→ **GIVEN MATERIAL**

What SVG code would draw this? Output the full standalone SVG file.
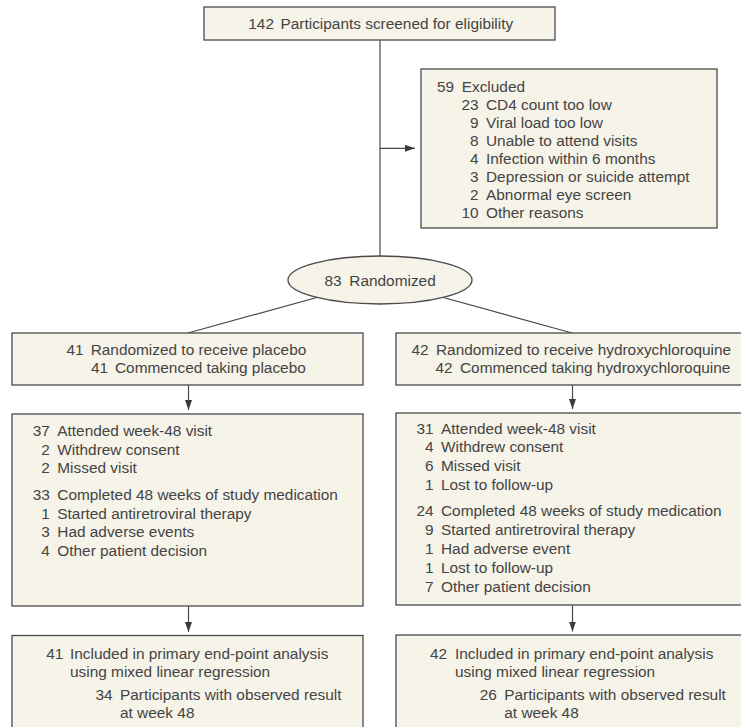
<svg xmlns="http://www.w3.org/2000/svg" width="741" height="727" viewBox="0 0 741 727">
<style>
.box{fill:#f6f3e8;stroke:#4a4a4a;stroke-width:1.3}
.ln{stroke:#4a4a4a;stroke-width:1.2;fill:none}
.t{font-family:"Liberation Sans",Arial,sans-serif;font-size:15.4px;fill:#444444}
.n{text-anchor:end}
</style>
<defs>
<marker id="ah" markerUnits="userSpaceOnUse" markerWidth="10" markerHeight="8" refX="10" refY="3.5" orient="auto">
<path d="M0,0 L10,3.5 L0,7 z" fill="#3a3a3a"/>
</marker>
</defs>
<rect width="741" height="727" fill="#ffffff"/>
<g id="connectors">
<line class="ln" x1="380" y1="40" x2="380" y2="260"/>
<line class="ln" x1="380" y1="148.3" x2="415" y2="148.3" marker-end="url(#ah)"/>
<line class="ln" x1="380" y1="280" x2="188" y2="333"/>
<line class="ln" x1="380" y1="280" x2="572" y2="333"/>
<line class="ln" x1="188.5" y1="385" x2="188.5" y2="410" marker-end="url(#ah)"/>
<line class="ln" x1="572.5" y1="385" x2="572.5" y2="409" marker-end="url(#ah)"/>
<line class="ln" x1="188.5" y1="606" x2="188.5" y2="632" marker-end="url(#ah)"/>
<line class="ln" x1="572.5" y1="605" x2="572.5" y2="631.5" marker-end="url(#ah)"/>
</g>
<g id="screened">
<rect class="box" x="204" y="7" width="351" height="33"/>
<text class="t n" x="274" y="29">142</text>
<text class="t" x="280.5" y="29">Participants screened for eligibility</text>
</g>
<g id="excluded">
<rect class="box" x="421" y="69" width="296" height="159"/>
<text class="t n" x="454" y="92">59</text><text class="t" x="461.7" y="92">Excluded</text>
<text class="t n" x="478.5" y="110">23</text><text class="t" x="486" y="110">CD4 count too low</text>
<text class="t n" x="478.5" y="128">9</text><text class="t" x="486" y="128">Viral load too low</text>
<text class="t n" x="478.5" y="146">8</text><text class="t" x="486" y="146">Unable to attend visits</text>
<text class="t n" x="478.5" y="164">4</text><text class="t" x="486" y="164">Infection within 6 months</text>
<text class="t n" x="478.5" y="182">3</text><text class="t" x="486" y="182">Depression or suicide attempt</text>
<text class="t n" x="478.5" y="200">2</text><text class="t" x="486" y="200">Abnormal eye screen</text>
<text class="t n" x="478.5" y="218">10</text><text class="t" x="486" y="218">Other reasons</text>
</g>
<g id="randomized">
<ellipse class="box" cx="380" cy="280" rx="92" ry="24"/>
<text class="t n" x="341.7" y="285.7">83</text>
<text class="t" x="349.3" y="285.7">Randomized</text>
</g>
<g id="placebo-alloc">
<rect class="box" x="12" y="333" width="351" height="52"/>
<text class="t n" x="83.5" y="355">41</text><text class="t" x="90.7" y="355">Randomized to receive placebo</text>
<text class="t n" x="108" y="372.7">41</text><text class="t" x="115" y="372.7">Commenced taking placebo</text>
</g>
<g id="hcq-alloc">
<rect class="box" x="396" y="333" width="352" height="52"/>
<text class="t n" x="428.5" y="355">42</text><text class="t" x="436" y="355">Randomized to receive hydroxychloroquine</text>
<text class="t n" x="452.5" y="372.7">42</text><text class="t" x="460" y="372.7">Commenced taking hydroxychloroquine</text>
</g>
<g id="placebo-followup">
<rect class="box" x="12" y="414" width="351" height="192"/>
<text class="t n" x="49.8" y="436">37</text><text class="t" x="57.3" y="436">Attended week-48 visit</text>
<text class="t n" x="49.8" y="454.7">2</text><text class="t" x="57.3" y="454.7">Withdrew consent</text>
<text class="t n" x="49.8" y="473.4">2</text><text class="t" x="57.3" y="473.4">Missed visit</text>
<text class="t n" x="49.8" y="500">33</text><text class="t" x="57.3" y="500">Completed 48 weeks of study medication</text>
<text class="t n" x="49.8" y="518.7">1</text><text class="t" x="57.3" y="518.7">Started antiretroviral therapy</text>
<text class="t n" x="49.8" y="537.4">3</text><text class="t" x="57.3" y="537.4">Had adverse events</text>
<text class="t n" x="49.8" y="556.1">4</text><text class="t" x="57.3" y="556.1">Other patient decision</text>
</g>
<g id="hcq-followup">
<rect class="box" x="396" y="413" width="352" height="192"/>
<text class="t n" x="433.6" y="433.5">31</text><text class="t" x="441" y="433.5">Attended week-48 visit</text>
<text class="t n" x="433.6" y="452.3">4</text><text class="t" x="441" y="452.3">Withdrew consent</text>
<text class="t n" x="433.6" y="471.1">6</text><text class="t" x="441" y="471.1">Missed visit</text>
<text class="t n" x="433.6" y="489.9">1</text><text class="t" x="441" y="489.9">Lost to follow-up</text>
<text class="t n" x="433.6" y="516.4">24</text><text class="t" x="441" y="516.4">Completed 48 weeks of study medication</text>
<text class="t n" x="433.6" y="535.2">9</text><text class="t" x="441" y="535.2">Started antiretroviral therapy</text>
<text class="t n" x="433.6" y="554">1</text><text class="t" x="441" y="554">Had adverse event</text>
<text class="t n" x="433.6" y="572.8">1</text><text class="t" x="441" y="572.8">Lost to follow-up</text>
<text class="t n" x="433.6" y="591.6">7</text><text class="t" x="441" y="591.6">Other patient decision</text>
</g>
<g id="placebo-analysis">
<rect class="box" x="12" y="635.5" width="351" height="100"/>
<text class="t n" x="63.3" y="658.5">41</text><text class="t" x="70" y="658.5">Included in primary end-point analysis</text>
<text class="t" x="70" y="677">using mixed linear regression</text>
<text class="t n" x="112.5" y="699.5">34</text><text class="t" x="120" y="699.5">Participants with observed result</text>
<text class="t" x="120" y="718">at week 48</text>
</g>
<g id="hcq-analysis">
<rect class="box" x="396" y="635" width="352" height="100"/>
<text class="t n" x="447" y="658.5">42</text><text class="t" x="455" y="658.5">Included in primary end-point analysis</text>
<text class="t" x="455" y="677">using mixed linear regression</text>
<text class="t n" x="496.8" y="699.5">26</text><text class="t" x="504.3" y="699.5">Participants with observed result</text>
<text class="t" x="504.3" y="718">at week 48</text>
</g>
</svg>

→ **YOUR OBJECTIVE**
Print the whole listing above once more, word for word, without its pictures.

→ **RIGHT ANSWER**
What SVG code would draw this? Output the full standalone SVG file.
<svg xmlns="http://www.w3.org/2000/svg" width="741" height="727" viewBox="0 0 741 727">
<style>
.box{fill:#f6f3e8;stroke:#4a4a4a;stroke-width:1.3}
.ln{stroke:#4a4a4a;stroke-width:1.2;fill:none}
.t{font-family:"Liberation Sans",Arial,sans-serif;font-size:15.4px;fill:#444444}
.n{text-anchor:end}
</style>
<defs>
<marker id="ah" markerUnits="userSpaceOnUse" markerWidth="10" markerHeight="8" refX="10" refY="3.5" orient="auto">
<path d="M0,0 L10,3.5 L0,7 z" fill="#3a3a3a"/>
</marker>
</defs>
<rect width="741" height="727" fill="#ffffff"/>
<g id="connectors">
<line class="ln" x1="380" y1="40" x2="380" y2="260"/>
<line class="ln" x1="380" y1="148.3" x2="415" y2="148.3" marker-end="url(#ah)"/>
<line class="ln" x1="380" y1="280" x2="188" y2="333"/>
<line class="ln" x1="380" y1="280" x2="572" y2="333"/>
<line class="ln" x1="188.5" y1="385" x2="188.5" y2="410" marker-end="url(#ah)"/>
<line class="ln" x1="572.5" y1="385" x2="572.5" y2="409" marker-end="url(#ah)"/>
<line class="ln" x1="188.5" y1="606" x2="188.5" y2="632" marker-end="url(#ah)"/>
<line class="ln" x1="572.5" y1="605" x2="572.5" y2="631.5" marker-end="url(#ah)"/>
</g>
<g id="screened">
<rect class="box" x="204" y="7" width="351" height="33"/>
<text class="t n" x="274" y="29">142</text>
<text class="t" x="280.5" y="29">Participants screened for eligibility</text>
</g>
<g id="excluded">
<rect class="box" x="421" y="69" width="296" height="159"/>
<text class="t n" x="454" y="92">59</text><text class="t" x="461.7" y="92">Excluded</text>
<text class="t n" x="478.5" y="110">23</text><text class="t" x="486" y="110">CD4 count too low</text>
<text class="t n" x="478.5" y="128">9</text><text class="t" x="486" y="128">Viral load too low</text>
<text class="t n" x="478.5" y="146">8</text><text class="t" x="486" y="146">Unable to attend visits</text>
<text class="t n" x="478.5" y="164">4</text><text class="t" x="486" y="164">Infection within 6 months</text>
<text class="t n" x="478.5" y="182">3</text><text class="t" x="486" y="182">Depression or suicide attempt</text>
<text class="t n" x="478.5" y="200">2</text><text class="t" x="486" y="200">Abnormal eye screen</text>
<text class="t n" x="478.5" y="218">10</text><text class="t" x="486" y="218">Other reasons</text>
</g>
<g id="randomized">
<ellipse class="box" cx="380" cy="280" rx="92" ry="24"/>
<text class="t n" x="341.7" y="285.7">83</text>
<text class="t" x="349.3" y="285.7">Randomized</text>
</g>
<g id="placebo-alloc">
<rect class="box" x="12" y="333" width="351" height="52"/>
<text class="t n" x="83.5" y="355">41</text><text class="t" x="90.7" y="355">Randomized to receive placebo</text>
<text class="t n" x="108" y="372.7">41</text><text class="t" x="115" y="372.7">Commenced taking placebo</text>
</g>
<g id="hcq-alloc">
<rect class="box" x="396" y="333" width="352" height="52"/>
<text class="t n" x="428.5" y="355">42</text><text class="t" x="436" y="355">Randomized to receive hydroxychloroquine</text>
<text class="t n" x="452.5" y="372.7">42</text><text class="t" x="460" y="372.7">Commenced taking hydroxychloroquine</text>
</g>
<g id="placebo-followup">
<rect class="box" x="12" y="414" width="351" height="192"/>
<text class="t n" x="49.8" y="436">37</text><text class="t" x="57.3" y="436">Attended week-48 visit</text>
<text class="t n" x="49.8" y="454.7">2</text><text class="t" x="57.3" y="454.7">Withdrew consent</text>
<text class="t n" x="49.8" y="473.4">2</text><text class="t" x="57.3" y="473.4">Missed visit</text>
<text class="t n" x="49.8" y="500">33</text><text class="t" x="57.3" y="500">Completed 48 weeks of study medication</text>
<text class="t n" x="49.8" y="518.7">1</text><text class="t" x="57.3" y="518.7">Started antiretroviral therapy</text>
<text class="t n" x="49.8" y="537.4">3</text><text class="t" x="57.3" y="537.4">Had adverse events</text>
<text class="t n" x="49.8" y="556.1">4</text><text class="t" x="57.3" y="556.1">Other patient decision</text>
</g>
<g id="hcq-followup">
<rect class="box" x="396" y="413" width="352" height="192"/>
<text class="t n" x="433.6" y="433.5">31</text><text class="t" x="441" y="433.5">Attended week-48 visit</text>
<text class="t n" x="433.6" y="452.3">4</text><text class="t" x="441" y="452.3">Withdrew consent</text>
<text class="t n" x="433.6" y="471.1">6</text><text class="t" x="441" y="471.1">Missed visit</text>
<text class="t n" x="433.6" y="489.9">1</text><text class="t" x="441" y="489.9">Lost to follow-up</text>
<text class="t n" x="433.6" y="516.4">24</text><text class="t" x="441" y="516.4">Completed 48 weeks of study medication</text>
<text class="t n" x="433.6" y="535.2">9</text><text class="t" x="441" y="535.2">Started antiretroviral therapy</text>
<text class="t n" x="433.6" y="554">1</text><text class="t" x="441" y="554">Had adverse event</text>
<text class="t n" x="433.6" y="572.8">1</text><text class="t" x="441" y="572.8">Lost to follow-up</text>
<text class="t n" x="433.6" y="591.6">7</text><text class="t" x="441" y="591.6">Other patient decision</text>
</g>
<g id="placebo-analysis">
<rect class="box" x="12" y="635.5" width="351" height="100"/>
<text class="t n" x="63.3" y="658.5">41</text><text class="t" x="70" y="658.5">Included in primary end-point analysis</text>
<text class="t" x="70" y="677">using mixed linear regression</text>
<text class="t n" x="112.5" y="699.5">34</text><text class="t" x="120" y="699.5">Participants with observed result</text>
<text class="t" x="120" y="718">at week 48</text>
</g>
<g id="hcq-analysis">
<rect class="box" x="396" y="635" width="352" height="100"/>
<text class="t n" x="447" y="658.5">42</text><text class="t" x="455" y="658.5">Included in primary end-point analysis</text>
<text class="t" x="455" y="677">using mixed linear regression</text>
<text class="t n" x="496.8" y="699.5">26</text><text class="t" x="504.3" y="699.5">Participants with observed result</text>
<text class="t" x="504.3" y="718">at week 48</text>
</g>
</svg>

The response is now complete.